Steven Gambardella
2 min readJul 11, 2020

--

Massimo, I have thought about this a lot.

There’s two problems with this entire debate and they are the two assumptions it rests on. Firstly, somebody prove to me that the “laws of nature” are “laws” and not just contingencies. If something is observed to be consistent, even if for eternity, it doesn’t make it a necessary principle that’s hard-coded into the cosmos, just a regularity that may change and may be changing.

Secondly: cause and effect are only perceived by us. We see a resulting “effect” from identified causes. But effects are in turn causes. Hume pointed out that you can’t observe “causation”, only the cause and the resulting effect. But everything is causation. Isn’t this precisely why “causation” is not available to the senses? It’s the wood through the trees.
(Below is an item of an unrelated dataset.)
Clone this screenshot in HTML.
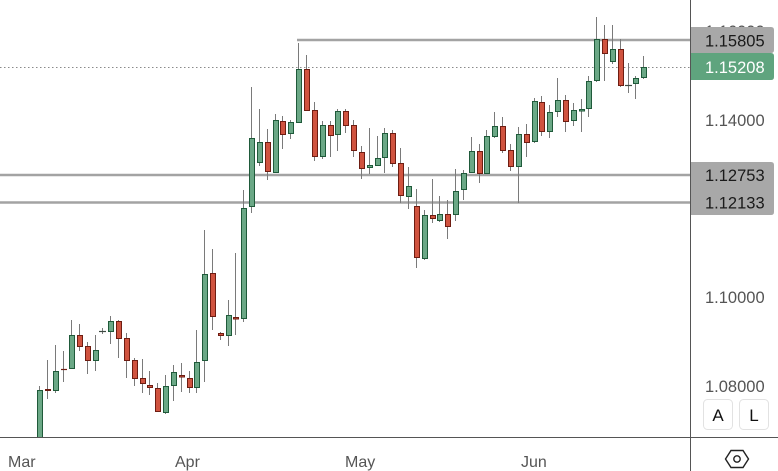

It’s substance, properly defined.

This brings us back to the “laws”. What if what we observe as “cause” is the substance. Everything emanates from that unitary thing let’s call it “cause” or just “change”. How things emanate from that substance gives them properties. Gravity is a property of the observable universe in the same way that wood burns, or water takes the shape of the vessel that contains it. If what we believe to be laws are in fact properties, then nothing is determined — nothing at all. If we use our imagination to look at the universe from the perspective of a particle, we see things very differently.

So, if there’s no determinism (there are no “laws” doing any determining), then there’s no free will (since it is impinged upon by the web of cause). But there is a vast spectrum of free, since everything, on a cosmic level, is undetermined (negatively “free” of governing principles). How free we are depends on where we are situated in the web of cause.

My theory — which may sound amateurish, but I’m largely happy with — only leaves one question; the first mover. My only thought on that is that, again, we are finite and we impose finitude on the cosmos (in the same way we impose “laws” — a human construct — on nature). Eternity is hard to think about, but our language has tricked us into thinking non-existence is a possibility. The ancient Greeks — as far as I know — never entertained such a notion.